Leave out the pictures and repeat the rest of the material exactly.

** begin Supplied data **

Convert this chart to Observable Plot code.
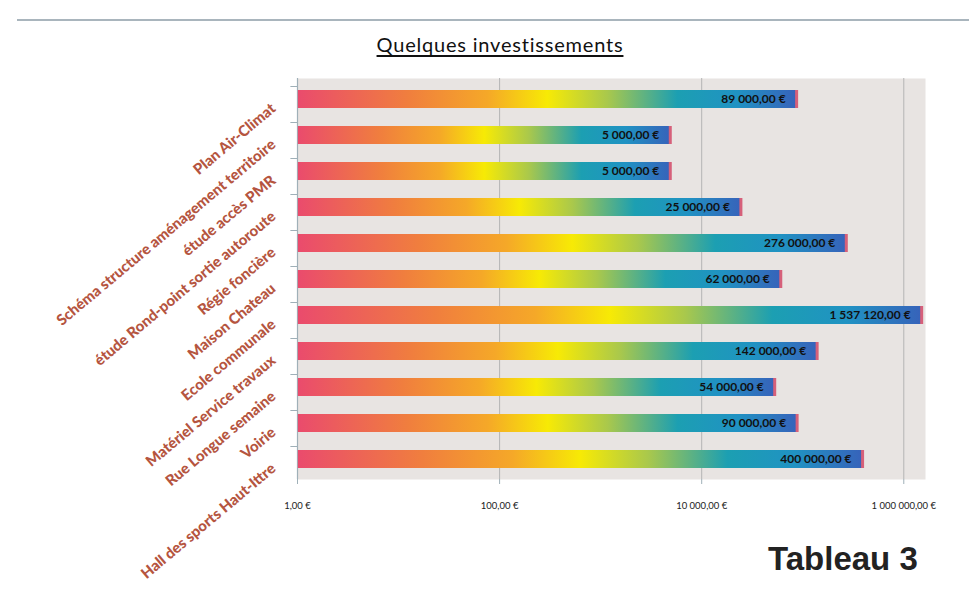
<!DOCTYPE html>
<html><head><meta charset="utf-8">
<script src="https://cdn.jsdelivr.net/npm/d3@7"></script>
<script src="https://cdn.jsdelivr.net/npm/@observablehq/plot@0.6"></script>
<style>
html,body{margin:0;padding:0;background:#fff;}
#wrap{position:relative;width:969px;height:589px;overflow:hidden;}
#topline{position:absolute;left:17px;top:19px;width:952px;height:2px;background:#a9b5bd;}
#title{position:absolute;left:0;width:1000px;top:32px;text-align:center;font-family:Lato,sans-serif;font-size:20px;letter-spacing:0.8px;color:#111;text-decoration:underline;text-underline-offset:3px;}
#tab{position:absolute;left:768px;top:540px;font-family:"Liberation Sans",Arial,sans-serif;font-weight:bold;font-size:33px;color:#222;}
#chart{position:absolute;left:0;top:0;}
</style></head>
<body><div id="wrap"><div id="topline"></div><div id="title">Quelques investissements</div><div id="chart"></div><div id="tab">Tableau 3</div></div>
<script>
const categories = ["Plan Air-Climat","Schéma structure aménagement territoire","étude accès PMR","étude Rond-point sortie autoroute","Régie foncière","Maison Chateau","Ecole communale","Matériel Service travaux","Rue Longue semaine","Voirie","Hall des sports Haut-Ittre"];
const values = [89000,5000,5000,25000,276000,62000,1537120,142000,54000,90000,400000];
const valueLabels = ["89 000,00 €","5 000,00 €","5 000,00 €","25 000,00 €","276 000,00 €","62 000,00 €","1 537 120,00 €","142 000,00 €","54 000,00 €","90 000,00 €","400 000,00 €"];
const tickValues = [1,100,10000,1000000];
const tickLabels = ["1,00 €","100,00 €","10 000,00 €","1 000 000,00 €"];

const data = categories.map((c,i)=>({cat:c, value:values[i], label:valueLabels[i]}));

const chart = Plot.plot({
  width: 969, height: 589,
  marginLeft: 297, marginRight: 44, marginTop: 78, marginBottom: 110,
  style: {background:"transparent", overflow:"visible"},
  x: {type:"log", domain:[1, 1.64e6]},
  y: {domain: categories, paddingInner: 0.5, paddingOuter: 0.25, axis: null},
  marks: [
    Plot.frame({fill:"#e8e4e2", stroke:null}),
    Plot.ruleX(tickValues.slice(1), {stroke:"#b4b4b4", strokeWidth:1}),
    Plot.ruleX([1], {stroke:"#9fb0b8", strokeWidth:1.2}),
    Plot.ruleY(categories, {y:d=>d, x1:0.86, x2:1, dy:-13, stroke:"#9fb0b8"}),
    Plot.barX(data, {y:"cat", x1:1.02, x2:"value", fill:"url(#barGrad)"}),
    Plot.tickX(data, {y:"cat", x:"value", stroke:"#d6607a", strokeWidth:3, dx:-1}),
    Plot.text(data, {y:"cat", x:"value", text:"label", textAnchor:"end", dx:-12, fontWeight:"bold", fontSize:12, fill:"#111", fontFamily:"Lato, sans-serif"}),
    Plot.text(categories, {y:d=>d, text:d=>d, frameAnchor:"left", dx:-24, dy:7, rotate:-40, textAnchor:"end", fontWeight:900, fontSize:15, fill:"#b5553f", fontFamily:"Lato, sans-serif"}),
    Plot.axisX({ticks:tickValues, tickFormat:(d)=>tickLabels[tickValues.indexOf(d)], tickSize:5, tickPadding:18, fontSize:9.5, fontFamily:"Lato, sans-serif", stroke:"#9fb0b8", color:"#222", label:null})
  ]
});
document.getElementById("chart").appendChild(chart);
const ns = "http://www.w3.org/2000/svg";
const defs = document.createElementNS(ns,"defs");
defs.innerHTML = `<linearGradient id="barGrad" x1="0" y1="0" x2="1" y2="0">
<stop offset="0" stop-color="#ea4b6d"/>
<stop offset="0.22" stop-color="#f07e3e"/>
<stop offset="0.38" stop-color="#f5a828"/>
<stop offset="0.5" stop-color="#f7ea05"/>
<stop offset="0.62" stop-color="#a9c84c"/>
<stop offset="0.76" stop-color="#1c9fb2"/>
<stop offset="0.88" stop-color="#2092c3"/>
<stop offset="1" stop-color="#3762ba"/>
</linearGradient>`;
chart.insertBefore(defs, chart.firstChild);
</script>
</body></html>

** end Supplied data **

*Worked solution*.
Convert this chart to Observable Plot code.
<!DOCTYPE html>
<html><head><meta charset="utf-8">
<script src="https://cdn.jsdelivr.net/npm/d3@7"></script>
<script src="https://cdn.jsdelivr.net/npm/@observablehq/plot@0.6"></script>
<style>
html,body{margin:0;padding:0;background:#fff;}
#wrap{position:relative;width:969px;height:589px;overflow:hidden;}
#topline{position:absolute;left:17px;top:19px;width:952px;height:2px;background:#a9b5bd;}
#title{position:absolute;left:0;width:1000px;top:32px;text-align:center;font-family:Lato,sans-serif;font-size:20px;letter-spacing:0.8px;color:#111;text-decoration:underline;text-underline-offset:3px;}
#tab{position:absolute;left:768px;top:540px;font-family:"Liberation Sans",Arial,sans-serif;font-weight:bold;font-size:33px;color:#222;}
#chart{position:absolute;left:0;top:0;}
</style></head>
<body><div id="wrap"><div id="topline"></div><div id="title">Quelques investissements</div><div id="chart"></div><div id="tab">Tableau 3</div></div>
<script>
const categories = ["Plan Air-Climat","Schéma structure aménagement territoire","étude accès PMR","étude Rond-point sortie autoroute","Régie foncière","Maison Chateau","Ecole communale","Matériel Service travaux","Rue Longue semaine","Voirie","Hall des sports Haut-Ittre"];
const values = [89000,5000,5000,25000,276000,62000,1537120,142000,54000,90000,400000];
const valueLabels = ["89 000,00 €","5 000,00 €","5 000,00 €","25 000,00 €","276 000,00 €","62 000,00 €","1 537 120,00 €","142 000,00 €","54 000,00 €","90 000,00 €","400 000,00 €"];
const tickValues = [1,100,10000,1000000];
const tickLabels = ["1,00 €","100,00 €","10 000,00 €","1 000 000,00 €"];

const data = categories.map((c,i)=>({cat:c, value:values[i], label:valueLabels[i]}));

const chart = Plot.plot({
  width: 969, height: 589,
  marginLeft: 297, marginRight: 44, marginTop: 78, marginBottom: 110,
  style: {background:"transparent", overflow:"visible"},
  x: {type:"log", domain:[1, 1.64e6]},
  y: {domain: categories, paddingInner: 0.5, paddingOuter: 0.25, axis: null},
  marks: [
    Plot.frame({fill:"#e8e4e2", stroke:null}),
    Plot.ruleX(tickValues.slice(1), {stroke:"#b4b4b4", strokeWidth:1}),
    Plot.ruleX([1], {stroke:"#9fb0b8", strokeWidth:1.2}),
    Plot.ruleY(categories, {y:d=>d, x1:0.86, x2:1, dy:-13, stroke:"#9fb0b8"}),
    Plot.barX(data, {y:"cat", x1:1.02, x2:"value", fill:"url(#barGrad)"}),
    Plot.tickX(data, {y:"cat", x:"value", stroke:"#d6607a", strokeWidth:3, dx:-1}),
    Plot.text(data, {y:"cat", x:"value", text:"label", textAnchor:"end", dx:-12, fontWeight:"bold", fontSize:12, fill:"#111", fontFamily:"Lato, sans-serif"}),
    Plot.text(categories, {y:d=>d, text:d=>d, frameAnchor:"left", dx:-24, dy:7, rotate:-40, textAnchor:"end", fontWeight:900, fontSize:15, fill:"#b5553f", fontFamily:"Lato, sans-serif"}),
    Plot.axisX({ticks:tickValues, tickFormat:(d)=>tickLabels[tickValues.indexOf(d)], tickSize:5, tickPadding:18, fontSize:9.5, fontFamily:"Lato, sans-serif", stroke:"#9fb0b8", color:"#222", label:null})
  ]
});
document.getElementById("chart").appendChild(chart);
const ns = "http://www.w3.org/2000/svg";
const defs = document.createElementNS(ns,"defs");
defs.innerHTML = `<linearGradient id="barGrad" x1="0" y1="0" x2="1" y2="0">
<stop offset="0" stop-color="#ea4b6d"/>
<stop offset="0.22" stop-color="#f07e3e"/>
<stop offset="0.38" stop-color="#f5a828"/>
<stop offset="0.5" stop-color="#f7ea05"/>
<stop offset="0.62" stop-color="#a9c84c"/>
<stop offset="0.76" stop-color="#1c9fb2"/>
<stop offset="0.88" stop-color="#2092c3"/>
<stop offset="1" stop-color="#3762ba"/>
</linearGradient>`;
chart.insertBefore(defs, chart.firstChild);
</script>
</body></html>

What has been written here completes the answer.